■ TASK TO COMPLETE: Extract exactly the lines from the top of the records through the line containing "return (lg(f) - R_LO) / (R_HI - R_LO)", and keep pictures out of the copy.

■ GIVEN INFORMATION:
** BEGIN **

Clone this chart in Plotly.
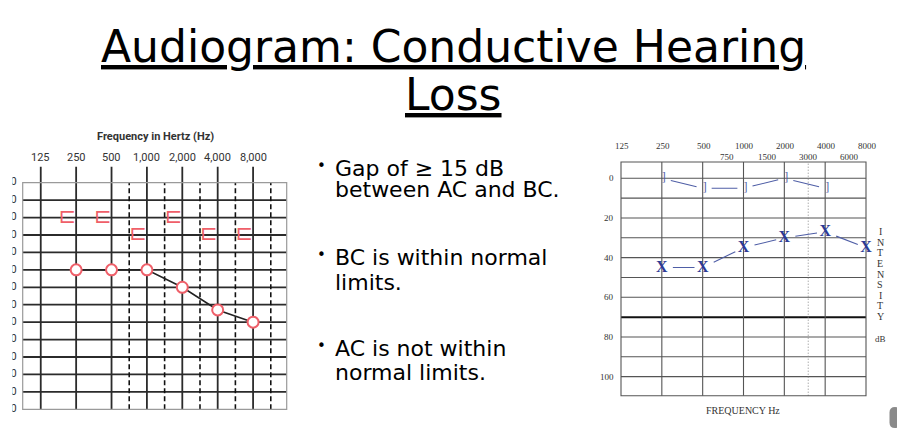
import math
import plotly.graph_objects as go

# The page body has an 8px margin, so the figure is drawn 8px smaller and
# every reference pixel position is shifted by that offset.
PAGE_W, PAGE_H = 905, 448
OFF = 8
W, H = PAGE_W - OFF, PAGE_H - OFF

# ---------------- data ----------------
title_line1 = "Audiogram: Conductive Hearing"
title_line2 = "Loss"

bullet_lines = [
    ["Gap of ≥ 15 dB", "between AC and BC."],
    ["BC is within normal", "limits."],
    ["AC is not within", "normal limits."],
]

# Left audiogram (uniform octave spacing)
left_title = "Frequency in Hertz (Hz)"
left_freq_labels = ["125", "250", "500", "1,000", "2,000", "4,000", "8,000"]
left_freq_pos = [0, 1, 2, 3, 4, 5, 6]
left_half_pos = [2.5, 3.5, 4.5, 5.5, 6.5]
left_db_lines = [0, 10, 20, 30, 40, 50, 60, 70, 80, 90, 100, 110]
left_db_labels = [-10, 0, 10, 20, 30, 40, 50, 60, 70, 80, 90, 100, 110, 120]
left_ac_pos = [1, 2, 3, 4, 5, 6]
left_ac_db = [40, 40, 40, 50, 63, 70]
left_bc_pos = [1, 2, 3, 4, 5, 6]
left_bc_db = [10, 10, 20, 10, 20, 20]

# Right audiogram (log frequency)
right_freq_top = [125, 250, 500, 1000, 2000, 4000, 8000]
right_freq_mid = [750, 1500, 3000, 6000]
right_freq_lines = [250, 500, 1000, 2000, 4000]
right_freq_dotted = 3000
right_db_lines = [0, 10, 20, 30, 40, 50, 60, 80, 90, 100]
right_db_thick = 70
right_db_labels = [0, 20, 40, 60, 80, 100]
right_ac_freq = [250, 500, 1000, 2000, 4000, 8000]
right_ac_db = [45, 45, 35, 30, 27, 35]
right_bc_freq = [250, 500, 1000, 2000, 4000]
right_bc_db = [0, 5, 5, 0, 5]
right_side_label = "INTENSITY"
right_x_title = "FREQUENCY Hz"

# ---------------- helpers ----------------
def px(x):
    return (x - OFF) / W

def py(y):
    return 1 - (y - OFF) / H

def lg(f):
    return math.log2(f)

R_LO, R_HI = lg(125), lg(8000)

def rdom(f):
    return (lg(f) - R_LO) / (R_HI - R_LO)

def gapped(xs, ys, t0, t1):
    gx, gy = [], []
    for i in range(len(xs) - 1):
        for t in (t0, t1):
            gx.append(xs[i] + (xs[i + 1] - xs[i]) * t)
            gy.append(ys[i] + (ys[i + 1] - ys[i]) * t)
        gx.append(None)
        gy.append(None)
    return gx, gy

RED = "#ef5f69"
BLUE = "#2c3a96"
BLUE_L = "#4f5ea6"
GRID = "#2b2b2b"

fig = go.Figure()

# ---- left chart traces ----
fig.add_trace(go.Scatter(
    x=left_ac_pos, y=left_ac_db, mode="lines+markers",
    line=dict(color="#222", width=1.6),
    marker=dict(symbol="circle", size=11, color="white", line=dict(color=RED, width=2)),
    xaxis="x", yaxis="y", cliponaxis=False, hoverinfo="skip"))
fig.add_trace(go.Scatter(
    x=left_bc_pos, y=left_bc_db, mode="text", text=["⊏"] * len(left_bc_pos),
    textposition="middle left",
    textfont=dict(family="DejaVu Sans", size=21, color=RED),
    xaxis="x", yaxis="y", cliponaxis=False, hoverinfo="skip"))

# cropped left tick labels
fig.add_trace(go.Scatter(
    x=[(16.6 - 12.4) / 20.0] * len(left_db_labels), y=left_db_labels, mode="text",
    text=[str(v) for v in left_db_labels], textposition="middle left",
    textfont=dict(family="Roboto", size=11, color="#333"),
    xaxis="x3", yaxis="y3", cliponaxis=True, hoverinfo="skip"))

# ---- right chart traces ----
rbx = [lg(f) for f in right_bc_freq]
gx, gy = gapped(rbx, right_bc_db, 0.22, 0.85)
fig.add_trace(go.Scatter(x=gx, y=gy, mode="lines", line=dict(color=BLUE_L, width=1.1),
                         xaxis="x2", yaxis="y2", hoverinfo="skip"))
fig.add_trace(go.Scatter(
    x=rbx, y=right_bc_db, mode="text", text=["]"] * len(rbx), textposition="middle right",
    textfont=dict(family="Liberation Serif", size=12, color=BLUE_L),
    xaxis="x2", yaxis="y2", cliponaxis=False, hoverinfo="skip"))

rax = [lg(f) for f in right_ac_freq]
gx, gy = gapped(rax, right_ac_db, 0.27, 0.8)
fig.add_trace(go.Scatter(x=gx, y=gy, mode="lines", line=dict(color=BLUE_L, width=1.1),
                         xaxis="x2", yaxis="y2", hoverinfo="skip"))
fig.add_trace(go.Scatter(
    x=rax, y=right_ac_db, mode="text", text=["<b>X</b>"] * len(rax), textposition="middle center",
    textfont=dict(family="Liberation Serif", size=16, color=BLUE),
    xaxis="x2", yaxis="y2", cliponaxis=False, hoverinfo="skip"))

shapes = []
# left grid
for d in left_db_lines:
    shapes.append(dict(type="line", xref="x domain", yref="y", x0=0, x1=1, y0=d, y1=d,
                       line=dict(color=GRID, width=1.8), layer="below"))
for p in left_freq_pos:
    shapes.append(dict(type="line", xref="x", yref="y domain", x0=p, x1=p, y0=0, y1=1.0706,
                       line=dict(color=GRID, width=1.8), layer="below"))
for p in left_half_pos:
    shapes.append(dict(type="line", xref="x", yref="y domain", x0=p, x1=p, y0=0, y1=1,
                       line=dict(color="#111", width=1.6, dash="5px,3px"), layer="below"))
shapes.append(dict(type="rect", xref="x domain", yref="y domain", x0=0, x1=1, y0=0, y1=1,
                   line=dict(color="#9a9a9a", width=1.2), layer="below"))

# right grid
for d in right_db_lines:
    shapes.append(dict(type="line", xref="x2 domain", yref="y2", x0=0, x1=1, y0=d, y1=d,
                       line=dict(color="#555", width=1.1), layer="below"))
shapes.append(dict(type="line", xref="x2 domain", yref="y2", x0=0, x1=1, y0=right_db_thick,
                   y1=right_db_thick, line=dict(color="#111", width=2), layer="below"))
for f in right_freq_lines:
    shapes.append(dict(type="line", xref="x2", yref="y2 domain", x0=lg(f), x1=lg(f), y0=0, y1=1,
                       line=dict(color="#555", width=1.1), layer="below"))
shapes.append(dict(type="line", xref="x2", yref="y2 domain", x0=lg(right_freq_dotted),
                   x1=lg(right_freq_dotted), y0=0, y1=1,
                   line=dict(color="#888", width=1, dash="1px,2px"), layer="below"))
shapes.append(dict(type="rect", xref="x2 domain", yref="y2 domain", x0=0, x1=1, y0=0, y1=1,
                   line=dict(color="#555", width=1.1), layer="below"))

# scrollbar thumb
x0, x1, y0, y1, r = px(889.5), px(900.5), py(407), py(428), 5.5
rx, ry = r / W, r / H
path = (f"M {x0+rx},{y0} L {x1-rx},{y0} Q {x1},{y0} {x1},{y0-ry} L {x1},{y1+ry} "
        f"Q {x1},{y1} {x1-rx},{y1} L {x0+rx},{y1} Q {x0},{y1} {x0},{y1+ry} "
        f"L {x0},{y0-ry} Q {x0},{y0} {x0+rx},{y0} Z")
shapes.append(dict(type="path", xref="paper", yref="paper", path=path,
                   fillcolor="#8a8a8a", line=dict(width=0)))

ann = []
# title
ann.append(dict(text=f"<u>{title_line1}</u>", x=px(453.5), y=py(46.5), xref="paper", yref="paper",
                xanchor="center", yanchor="middle", showarrow=False,
                font=dict(family="DejaVu Sans", size=44, color="black")))
ann.append(dict(text=f"<u>{title_line2}</u>", x=px(453.5), y=py(94.5), xref="paper", yref="paper",
                xanchor="center", yanchor="middle", showarrow=False,
                font=dict(family="DejaVu Sans", size=44, color="black")))

# bullets
bullet_centers = [(168, 189), (257, 282), (348, 372)]
for lines, ys in zip(bullet_lines, bullet_centers):
    ann.append(dict(text="•", x=px(321), y=py(ys[0] - 2), xref="paper", yref="paper",
                    xanchor="center", yanchor="middle", showarrow=False,
                    font=dict(family="DejaVu Sans", size=15, color="black")))
    for t, yc in zip(lines, ys):
        ann.append(dict(text=t, x=px(332.5), y=py(yc), xref="paper", yref="paper",
                        xanchor="left", yanchor="middle", showarrow=False,
                        font=dict(family="DejaVu Sans", size=22, color="black")))

# left chart labels
ann.append(dict(text=f"<b>{left_title}</b>", x=px(155), y=py(136.7), xref="paper", yref="paper",
                xanchor="center", yanchor="middle", showarrow=False,
                font=dict(family="Roboto", size=11, color="#333")))
for p, lab in zip(left_freq_pos, left_freq_labels):
    ann.append(dict(text=lab, x=p, y=py(157.3), xref="x", yref="paper",
                    xanchor="center", yanchor="middle", showarrow=False,
                    font=dict(family="Roboto", size=11, color="#333")))

# right chart labels
for f in right_freq_top:
    ann.append(dict(text=str(f), x=rdom(f) + 0.006, y=py(145.7), xref="x2 domain", yref="paper",
                    xanchor="center", yanchor="middle", showarrow=False,
                    font=dict(family="Liberation Serif", size=9, color="#333")))
for f in right_freq_mid:
    ann.append(dict(text=str(f), x=rdom(f), y=py(156.7), xref="x2 domain", yref="paper",
                    xanchor="center", yanchor="middle", showarrow=False,
                    font=dict(family="Liberation Serif", size=9, color="#333")))
for d in right_db_labels:
    ann.append(dict(text=str(d), x=px(615.5), y=d, xref="paper", yref="y2",
                    xanchor="right", yanchor="middle", showarrow=False,
                    font=dict(family="Liberation Serif", size=9, color="#333")))
for i, ch in enumerate(right_side_label):
    ann.append(dict(text=ch, x=px(880), y=py(231.7 + i * 10.6), xref="paper", yref="paper",
                    xanchor="center", yanchor="middle", showarrow=False,
                    font=dict(family="Liberation Serif", size=10, color="#333")))
ann.append(dict(text="dB", x=px(880), y=py(339), xref="paper", yref="paper",
                xanchor="center", yanchor="middle", showarrow=False,
                font=dict(family="Liberation Serif", size=9, color="#333")))
ann.append(dict(text=right_x_title, x=px(743), y=py(410), xref="paper", yref="paper",
                xanchor="center", yanchor="middle", showarrow=False,
                font=dict(family="Liberation Serif", size=10, color="#333")))

fig.update_layout(
    width=W, height=H, margin=dict(l=0, r=0, t=0, b=0),
    paper_bgcolor="white", plot_bgcolor="rgba(0,0,0,0)", showlegend=False,
    xaxis=dict(domain=[px(22.7), px(286.7)], range=[-0.51, 6.95], visible=False, fixedrange=True),
    yaxis=dict(domain=[py(409.3), py(182.7)], range=[120, -10], visible=False, fixedrange=True),
    xaxis2=dict(domain=[px(621), px(866)], range=[R_LO, R_HI], visible=False,
                anchor="y2", fixedrange=True),
    yaxis2=dict(domain=[py(395.7), py(162)], range=[109.6, -8.2], visible=False,
                anchor="x2", fixedrange=True),
    xaxis3=dict(domain=[px(12.4), px(32.4)], range=[0, 1], visible=False, anchor="y3",
                fixedrange=True),
    yaxis3=dict(domain=[py(412), py(175)], range=[121.5, -14.4], visible=False, anchor="x3",
                fixedrange=True),
    shapes=shapes, annotations=ann,
)

fig.write_html("out.html")
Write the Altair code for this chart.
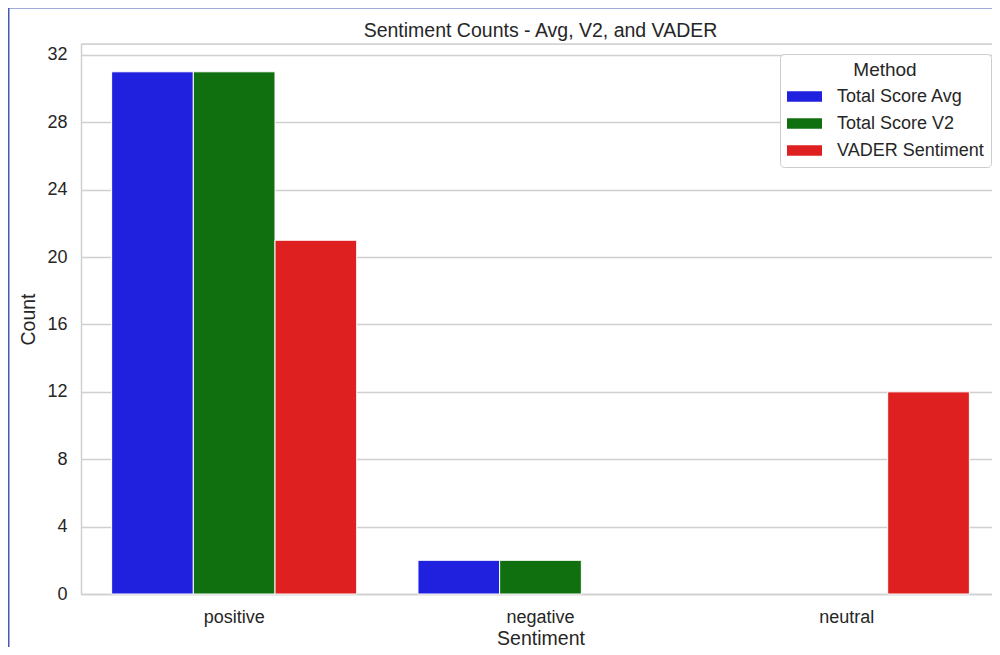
import altair as alt
import pandas as pd

sentiments = ["positive", "negative", "neutral"]
methods = ["Total Score Avg", "Total Score V2", "VADER Sentiment"]
avg_counts = [31, 2, 0]
v2_counts = [31, 2, 0]
vader_counts = [21, 0, 12]
colors = ["#2020df", "#107010", "#df2020"]
y_ticks = [0, 4, 8, 12, 16, 20, 24, 28, 32]
chart_title = "Sentiment Counts - Avg, V2, and VADER"

rows = []
for m, vals in zip(methods, [avg_counts, v2_counts, vader_counts]):
    for s, v in zip(sentiments, vals):
        rows.append({"Sentiment": s, "Method": m, "Count": v})
df = pd.DataFrame(rows)
deco = pd.DataFrame({"label": [chart_title]})

W_FULL, W, H = 919, 911, 550
FONT = "Liberation Sans"
TXT = "#262626"
GRID = "#d0d0d0"
FRAME = "#4558b8"

bars = alt.Chart(df).transform_filter("datum.Count > 0").mark_bar(stroke="white", strokeWidth=1).encode(
    x=alt.X(
        "Sentiment:N",
        sort=sentiments,
        scale=alt.Scale(domain=sentiments, paddingInner=0.2, paddingOuter=0.1, range=[0, W_FULL]),
        axis=alt.Axis(labelAngle=0, ticks=False, domain=True, domainColor=GRID, domainWidth=1.5,
                      grid=False, labelPadding=14, titlePadding=3,
                      labelFontSize=18, titleFontSize=19.5, titleFontWeight="normal",
                      labelFont=FONT, titleFont=FONT, labelColor=TXT, titleColor=TXT),
    ),
    xOffset=alt.XOffset("Method:N", sort=methods,
                        scale=alt.Scale(domain=methods, paddingInner=0, paddingOuter=0)),
    y=alt.Y(
        "Count:Q",
        scale=alt.Scale(domain=[0, 32.65], nice=False, zero=True),
        axis=alt.Axis(values=y_ticks, ticks=False, domain=True, domainColor=GRID, domainWidth=1.5,
                      grid=True, gridColor=GRID, gridWidth=1.3,
                      labelPadding=14, titlePadding=8,
                      labelFontSize=18, titleFontSize=19.5, titleFontWeight="normal",
                      labelFont=FONT, titleFont=FONT, labelColor=TXT, titleColor=TXT),
    ),
    color=alt.Color(
        "Method:N",
        sort=methods,
        scale=alt.Scale(domain=methods, range=colors),
        legend=alt.Legend(
            title="Method", orient="none", legendX=699, legendY=10,
            titleFontSize=19, titleFontWeight="normal", titleColor=TXT,
            titleAnchor="middle", titleFont=FONT, titlePadding=-1,
            labelFontSize=18, labelColor=TXT, labelFont=FONT,
            labelOffset=15,
            symbolType="M-1,-0.3L1,-0.3L1,0.3L-1,0.3Z",
            symbolSize=1225, symbolStrokeWidth=0, symbolOpacity=1,
            rowPadding=-1, padding=7,
            fillColor="white", strokeColor="#cccccc", cornerRadius=4,
        ),
    ),
)

base = alt.Chart(deco)

top_spine = base.mark_rule(color=GRID, strokeWidth=1.5).encode(
    x=alt.value(0), x2=alt.value(W_FULL), y=alt.value(0)
)

title_text = base.mark_text(
    font=FONT, fontSize=19.5, color=TXT, align="center", baseline="middle"
).encode(
    x=alt.value(W_FULL / 2), y=alt.value(-13.5), text="label:N"
)

frame_left = base.mark_rule(color=FRAME, strokeWidth=2).encode(
    x=alt.value(-72.5), y=alt.value(-37), y2=alt.value(H + 60)
)
frame_top = base.mark_rule(color=FRAME, strokeWidth=2).encode(
    x=alt.value(-73.5), x2=alt.value(W_FULL + 20), y=alt.value(-36.5)
)

chart = alt.layer(top_spine, bars, title_text, frame_left, frame_top).properties(
    width=W, height=H,
    autosize=alt.AutoSizeParams(type="none"),
    padding={"left": 73, "top": 36, "right": 0, "bottom": 53},
).configure_view(
    stroke=None
).configure(background="white")

chart.save("out.html", embed_options={"renderer": "svg", "actions": False})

** END **

■ THE SOLUTION:
Clone this chart in Plotly.
import math
import plotly.graph_objects as go

# The page body has an 8px margin, so the figure is drawn 8px smaller and
# every reference pixel position is shifted by that offset.
PAGE_W, PAGE_H = 905, 448
OFF = 8
W, H = PAGE_W - OFF, PAGE_H - OFF

# ---------------- data ----------------
title_line1 = "Audiogram: Conductive Hearing"
title_line2 = "Loss"

bullet_lines = [
    ["Gap of ≥ 15 dB", "between AC and BC."],
    ["BC is within normal", "limits."],
    ["AC is not within", "normal limits."],
]

# Left audiogram (uniform octave spacing)
left_title = "Frequency in Hertz (Hz)"
left_freq_labels = ["125", "250", "500", "1,000", "2,000", "4,000", "8,000"]
left_freq_pos = [0, 1, 2, 3, 4, 5, 6]
left_half_pos = [2.5, 3.5, 4.5, 5.5, 6.5]
left_db_lines = [0, 10, 20, 30, 40, 50, 60, 70, 80, 90, 100, 110]
left_db_labels = [-10, 0, 10, 20, 30, 40, 50, 60, 70, 80, 90, 100, 110, 120]
left_ac_pos = [1, 2, 3, 4, 5, 6]
left_ac_db = [40, 40, 40, 50, 63, 70]
left_bc_pos = [1, 2, 3, 4, 5, 6]
left_bc_db = [10, 10, 20, 10, 20, 20]

# Right audiogram (log frequency)
right_freq_top = [125, 250, 500, 1000, 2000, 4000, 8000]
right_freq_mid = [750, 1500, 3000, 6000]
right_freq_lines = [250, 500, 1000, 2000, 4000]
right_freq_dotted = 3000
right_db_lines = [0, 10, 20, 30, 40, 50, 60, 80, 90, 100]
right_db_thick = 70
right_db_labels = [0, 20, 40, 60, 80, 100]
right_ac_freq = [250, 500, 1000, 2000, 4000, 8000]
right_ac_db = [45, 45, 35, 30, 27, 35]
right_bc_freq = [250, 500, 1000, 2000, 4000]
right_bc_db = [0, 5, 5, 0, 5]
right_side_label = "INTENSITY"
right_x_title = "FREQUENCY Hz"

# ---------------- helpers ----------------
def px(x):
    return (x - OFF) / W

def py(y):
    return 1 - (y - OFF) / H

def lg(f):
    return math.log2(f)

R_LO, R_HI = lg(125), lg(8000)

def rdom(f):
    return (lg(f) - R_LO) / (R_HI - R_LO)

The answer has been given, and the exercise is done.